----- Given records
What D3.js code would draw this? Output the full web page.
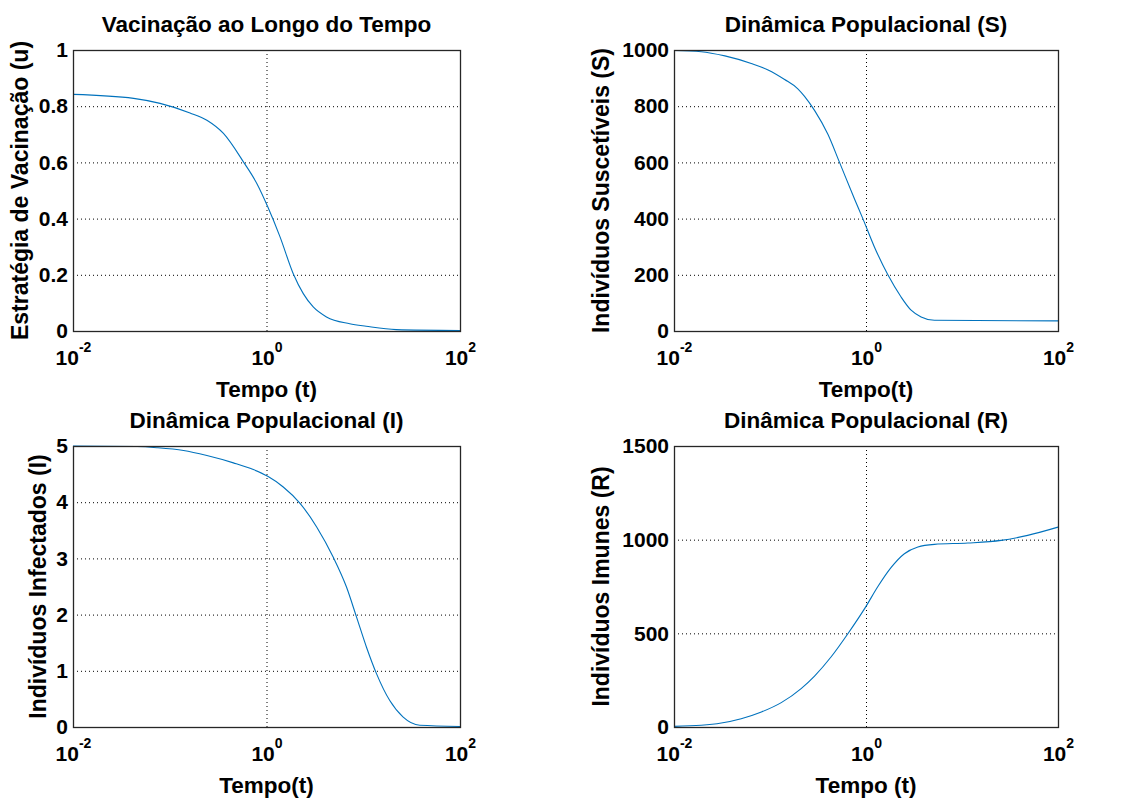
<!DOCTYPE html>
<html>
<head>
<meta charset="utf-8">
<script src="https://cdn.jsdelivr.net/npm/d3@7"></script>
<style>
body { margin: 0; background: #fff; }
text { font-family: "Liberation Sans", Arial, sans-serif; font-weight: bold; fill: #000; }
</style>
</head>
<body>
<svg class="fig" width="1136" height="800"></svg>
<script>
// values
const tU = [0.01, 0.0423, 0.0794, 0.162, 0.242, 0.359, 0.577, 0.794, 1.03, 1.38, 1.89, 2.40, 3.04, 4.17, 7.24, 10.7, 21.9, 100]
const uVals = [0.842, 0.828, 0.81, 0.776, 0.75, 0.703, 0.602, 0.525, 0.442, 0.335, 0.204, 0.133, 0.0855, 0.05, 0.026, 0.017, 0.005, 0.002]

const tS = [0.01, 0.0192, 0.0339, 0.0638, 0.0955, 0.142, 0.195, 0.229, 0.291, 0.401, 0.530, 0.759, 0.927, 1.22, 1.69, 2.32, 2.95, 3.75, 5.16, 100]
const sVals = [998, 994, 979, 952, 929, 895, 862, 835, 785, 700, 600, 470, 400, 300, 200, 121, 74, 50, 38, 36]

const tI = [0.01, 0.0457, 0.0736, 0.139, 0.242, 0.455, 0.731, 1.03, 1.49, 2.22, 3.30, 4.90, 6.71, 8.51, 10.8, 13.7, 18.8, 25.7, 38.4, 100]
const iVals = [5, 4.99, 4.97, 4.92, 4.83, 4.70, 4.58, 4.46, 4.27, 3.98, 3.56, 3.02, 2.49, 1.96, 1.42, 0.95, 0.47, 0.18, 0.03, 0.01]

const tR = [0.01, 0.0192, 0.0311, 0.0501, 0.0813, 0.131, 0.211, 0.291, 0.434, 0.647, 0.989, 1.33, 1.83, 2.51, 3.47, 5.16, 11.5, 25.5, 48.3, 100]
const rVals = [3.5, 9, 21, 44, 80, 130, 205, 272, 375, 498, 640, 750, 852, 925, 961, 975, 982, 996, 1023, 1067]

const xTicks = [0.01, 1, 100]
const xExps = ["-2", "0", "2"]
const uTicks = [0, 0.2, 0.4, 0.6, 0.8, 1]
const sTicks = [0, 200, 400, 600, 800, 1000]
const iTicks = [0, 1, 2, 3, 4, 5]
const rTicks = [0, 500, 1000, 1500]

const panels = [
  {title: "Vacinação ao Longo do Tempo", ylab: "Estratégia de Vacinação (u)", xlab: "Tempo (t)",
   t: tU, v: uVals, ticks: uTicks, box: [73, 50, 460, 331], ylabX: 28},
  {title: "Dinâmica Populacional (S)", ylab: "Indivíduos Suscetíveis (S)", xlab: "Tempo(t)",
   t: tS, v: sVals, ticks: sTicks, box: [674, 50, 1058, 331], ylabX: 609},
  {title: "Dinâmica Populacional (I)", ylab: "Indivíduos Infectados (I)", xlab: "Tempo(t)",
   t: tI, v: iVals, ticks: iTicks, box: [73, 446, 460, 727], ylabX: 46},
  {title: "Dinâmica Populacional (R)", ylab: "Indivíduos Imunes (R)", xlab: "Tempo (t)",
   t: tR, v: rVals, ticks: rTicks, box: [674, 446, 1058, 727], ylabX: 609}
]

const svg = d3.select(".fig")

panels.forEach((p) => {
  const [x0, y0, x1, y1] = p.box
  const x = d3.scaleLog().domain([0.01, 100]).range([x0, x1])
  const yMax = p.ticks[p.ticks.length - 1]
  const y = d3.scaleLinear().domain([0, yMax]).range([y1, y0])
  const g = svg.append("g")

  // dotted grid
  g.append("g").selectAll("line")
    .data(p.ticks.filter((d) => d > 0 && d < yMax))
    .enter().append("line")
    .attr("x1", x0).attr("x2", x1)
    .attr("y1", (d) => y(d) + 0.5).attr("y2", (d) => y(d) + 0.5)
    .style("stroke", "#000").style("stroke-width", 1).style("stroke-dasharray", "1,3")
  g.append("line")
    .attr("x1", x(1) + 0.5).attr("x2", x(1) + 0.5)
    .attr("y1", y0).attr("y2", y1)
    .style("stroke", "#000").style("stroke-width", 1).style("stroke-dasharray", "1,3")

  // curve
  const line = d3.line()
    .x((d, i) => x(p.t[i]))
    .y((d) => y(d))
    .curve(d3.curveMonotoneX)
  g.append("path")
    .attr("d", line(p.v))
    .attr("fill", "none")
    .style("stroke", "#0072bd")
    .style("stroke-width", 1.1)

  // box
  g.append("rect")
    .attr("x", x0 + 0.5).attr("y", y0 + 0.5)
    .attr("width", x1 - x0).attr("height", y1 - y0)
    .attr("fill", "none").style("stroke", "#262626").style("stroke-width", 1.3)

  // y axis labels
  const ya = g.append("g")
    .attr("transform", "translate(" + x0 + ",0)")
    .call(d3.axisLeft(y).tickValues(p.ticks).tickSize(0).tickPadding(5).tickFormat(d3.format("~g")))
  ya.select(".domain").remove()
  ya.selectAll("text").style("font-size", "21px").attr("font-family", null)

  // x axis labels 10^n
  const xa = g.append("g")
    .attr("transform", "translate(0," + y1 + ")")
    .call(d3.axisBottom(x).tickValues(xTicks).tickSize(0).tickFormat(""))
  xa.select(".domain").remove()
  xa.selectAll(".tick text").each(function(d, i) {
    const t = d3.select(this)
      .attr("y", 34).attr("dy", null)
      .attr("font-family", null).style("font-size", "21px")
    t.append("tspan").text("10")
    t.append("tspan").attr("dy", -13).style("font-size", "14px").text(xExps[i])
  })

  // title and labels
  g.append("text")
    .attr("x", (x0 + x1) / 2).attr("y", y0 - 18)
    .attr("text-anchor", "middle").style("font-size", "22.5px")
    .text(p.title)
  g.append("text")
    .attr("x", (x0 + x1) / 2).attr("y", y1 + 66)
    .attr("text-anchor", "middle").style("font-size", "22.5px")
    .text(p.xlab)
  g.append("text")
    .attr("transform", "translate(" + p.ylabX + "," + (y0 + y1) / 2 + ") rotate(-90)")
    .attr("text-anchor", "middle").style("font-size", "23px")
    .text(p.ylab)
})
</script>
</body>
</html>
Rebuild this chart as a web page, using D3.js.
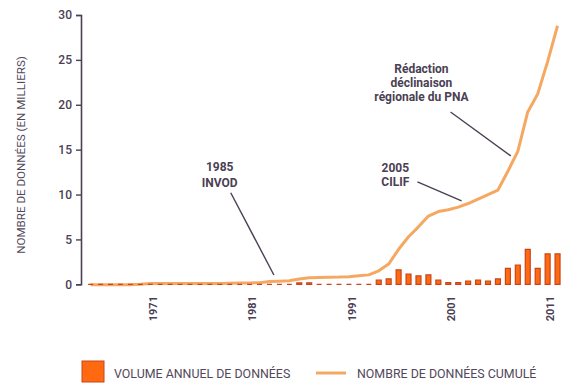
<!DOCTYPE html>
<html><head><meta charset="utf-8">
<script src="https://cdn.jsdelivr.net/npm/d3@7"></script>
<style>body{margin:0;background:#fff}svg{display:block}</style>
</head><body>
<svg id="c" width="577" height="392"></svg>
<script>
// ---- data ----
const years = d3.range(1965, 2013);
const annualVolume = [
  0,0,0,0,0,0,            // 1965-1970
  0,0,0,0,0,0,0,0,0,      // 1971-1979
  0,0,0,                  // 1980-1982
  0,0,0,0.15,0.15,0,0,0,0,0, // 1983-1992
  0,0.48,0.6,1.6,1.15,0.93,1.04,0.48,0.18,0.18, // 1993-2002
  0.37,0.48,0.37,0.6,1.78,2.15,3.9,1.78,3.38,3.38 // 2003-2012
];
const cumulative = [
  -0.05,-0.05,-0.05,-0.05,-0.05,0,
  0.1,0.1,0.1,0.1,0.1,0.1,0.1,0.1,0.12,
  0.15,0.15,0.18,
  0.3,0.35,0.4,0.6,0.72,0.75,0.78,0.8,0.85,0.95,
  1.05,1.5,2.25,3.9,5.3,6.4,7.6,8.1,8.3,8.6,
  9.0,9.5,10.0,10.5,12.6,14.8,19.2,21.2,24.8,28.8
];
const yTicks = [0,5,10,15,20,25,30];
const xTickYears = [1971,1981,1991,2001,2011];
const yTitle = "NOMBRE DE DONNÉES (EN MILLIERS)";
const legendLabels = ["VOLUME ANNUEL DE DONNÉES", "NOMBRE DE DONNÉES CUMULÉ"];
const annotations = [
  {lines:["1985","INVOD"], tx:1978.1, ty:[170.7,186.7], from:[1979.2,10.2], to:[1983.5,1.04]},
  {lines:["2005","CILIF"], tx:1995.6, ty:[171.7,186], from:[1997.8,11.4], to:[2002.2,9.3]},
  {lines:["Rédaction","déclinaison","régionale du PNA"], tx:1998.2, ty:[72.7,86.7,100.7], from:[2001.1,19.2], to:[2007.1,14.3]}
];

// ---- chart ----
const svg = d3.select("#c");
const x = d3.scaleBand().domain(years).range([83.2, 565]).padding(0.5);
const xc = yr => 88.2 + (yr - 1965) * (565 - 83.2) / years.length; // continuous position for annotations
const y = d3.scaleLinear().domain([0, 30]).range([284.3, 15]);
const axisCol = "#4b4053";
const font = "Roboto, 'DejaVu Sans', sans-serif";

// y axis
const yAxis = svg.append("g").attr("transform", "translate(81,0)")
  .call(d3.axisLeft(y).tickValues(yTicks).tickSize(5).tickPadding(4));
yAxis.select(".domain").attr("stroke", axisCol).attr("stroke-width", 1.6);
yAxis.selectAll(".tick line").attr("stroke", axisCol).attr("stroke-width", 1.4);
yAxis.selectAll(".tick text").attr("fill", "#4b4053").attr("font-family", font)
  .attr("font-size", 12).attr("font-weight", 500);

// y title
svg.append("text").attr("transform", "translate(24.5,155) rotate(-90)")
  .attr("text-anchor", "middle").attr("font-family", font).attr("font-size", 11.6)
  .attr("fill", "#52485a").text(yTitle);

// x axis
const xAxis = svg.append("g").attr("transform", "translate(0,291)")
  .call(d3.axisBottom(x).tickValues(xTickYears).tickSize(0).tickPadding(0));
xAxis.select(".domain").remove();
xAxis.selectAll(".tick text")
  .attr("transform", "rotate(-90)").attr("text-anchor", "end")
  .attr("x", -5).attr("y", 0).attr("dy", "0.62em")
  .attr("fill", "#4b4053").attr("font-family", font).attr("font-size", 11).attr("font-weight", 700);

// cumulative line
const line = d3.line().x((d, i) => x(years[i]) + x.bandwidth() / 2).y(d => y(d));
svg.append("path").datum(cumulative).attr("d", line)
  .attr("fill", "none").attr("stroke", "#f5a861").attr("stroke-width", 3).attr("stroke-linejoin", "round");

// bars as paths (zero values still show as short strokes)
svg.append("g").selectAll("path").data(annualVolume).join("path")
  .attr("d", (d, i) => {
    const x0 = x(years[i]), w = x.bandwidth(), y0 = y(0), y1 = y(d);
    return `M${x0},${y0}V${y1}H${x0 + w}V${y0}Z`;
  })
  .attr("fill", "#ff6a10").attr("stroke", "#c9441a").attr("stroke-width", 1.2);

// annotations
annotations.forEach(a => {
  svg.append("line")
    .attr("x1", xc(a.from[0])).attr("y1", y(a.from[1]))
    .attr("x2", xc(a.to[0])).attr("y2", y(a.to[1]))
    .attr("stroke", "#4b4053").attr("stroke-width", 1.4);
  a.lines.forEach((t, k) => {
    svg.append("text").attr("x", xc(a.tx)).attr("y", a.ty[k])
      .attr("text-anchor", "middle").attr("font-family", font).attr("font-size", 12)
      .attr("font-weight", 700).attr("fill", "#4b4053").text(t);
  });
});

// legend
const lg = svg.append("g");
lg.append("rect").attr("x", 82).attr("y", 361).attr("width", 22).attr("height", 21)
  .attr("fill", "#ff6a10").attr("stroke", "#c9441a").attr("stroke-width", 1);
lg.append("text").attr("x", 114).attr("y", 377.5).attr("font-family", font).attr("font-size", 12.4)
  .attr("fill", "#52485a").text(legendLabels[0]);
lg.append("line").attr("x1", 316).attr("x2", 346).attr("y1", 373).attr("y2", 373)
  .attr("stroke", "#f5a861").attr("stroke-width", 3);
lg.append("text").attr("x", 357).attr("y", 377.5).attr("font-family", font).attr("font-size", 12.4)
  .attr("fill", "#52485a").text(legendLabels[1]);
</script>
</body></html>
----------
### Goal
Your task is to return the lines above, from the first one up to and including the line containing "const rTicks = [0, 500, 1000, 1500]", minus any pictures.

### Response to the exercise
What D3.js code would draw this? Output the full web page.
<!DOCTYPE html>
<html>
<head>
<meta charset="utf-8">
<script src="https://cdn.jsdelivr.net/npm/d3@7"></script>
<style>
body { margin: 0; background: #fff; }
text { font-family: "Liberation Sans", Arial, sans-serif; font-weight: bold; fill: #000; }
</style>
</head>
<body>
<svg class="fig" width="1136" height="800"></svg>
<script>
// values
const tU = [0.01, 0.0423, 0.0794, 0.162, 0.242, 0.359, 0.577, 0.794, 1.03, 1.38, 1.89, 2.40, 3.04, 4.17, 7.24, 10.7, 21.9, 100]
const uVals = [0.842, 0.828, 0.81, 0.776, 0.75, 0.703, 0.602, 0.525, 0.442, 0.335, 0.204, 0.133, 0.0855, 0.05, 0.026, 0.017, 0.005, 0.002]

const tS = [0.01, 0.0192, 0.0339, 0.0638, 0.0955, 0.142, 0.195, 0.229, 0.291, 0.401, 0.530, 0.759, 0.927, 1.22, 1.69, 2.32, 2.95, 3.75, 5.16, 100]
const sVals = [998, 994, 979, 952, 929, 895, 862, 835, 785, 700, 600, 470, 400, 300, 200, 121, 74, 50, 38, 36]

const tI = [0.01, 0.0457, 0.0736, 0.139, 0.242, 0.455, 0.731, 1.03, 1.49, 2.22, 3.30, 4.90, 6.71, 8.51, 10.8, 13.7, 18.8, 25.7, 38.4, 100]
const iVals = [5, 4.99, 4.97, 4.92, 4.83, 4.70, 4.58, 4.46, 4.27, 3.98, 3.56, 3.02, 2.49, 1.96, 1.42, 0.95, 0.47, 0.18, 0.03, 0.01]

const tR = [0.01, 0.0192, 0.0311, 0.0501, 0.0813, 0.131, 0.211, 0.291, 0.434, 0.647, 0.989, 1.33, 1.83, 2.51, 3.47, 5.16, 11.5, 25.5, 48.3, 100]
const rVals = [3.5, 9, 21, 44, 80, 130, 205, 272, 375, 498, 640, 750, 852, 925, 961, 975, 982, 996, 1023, 1067]

const xTicks = [0.01, 1, 100]
const xExps = ["-2", "0", "2"]
const uTicks = [0, 0.2, 0.4, 0.6, 0.8, 1]
const sTicks = [0, 200, 400, 600, 800, 1000]
const iTicks = [0, 1, 2, 3, 4, 5]
const rTicks = [0, 500, 1000, 1500]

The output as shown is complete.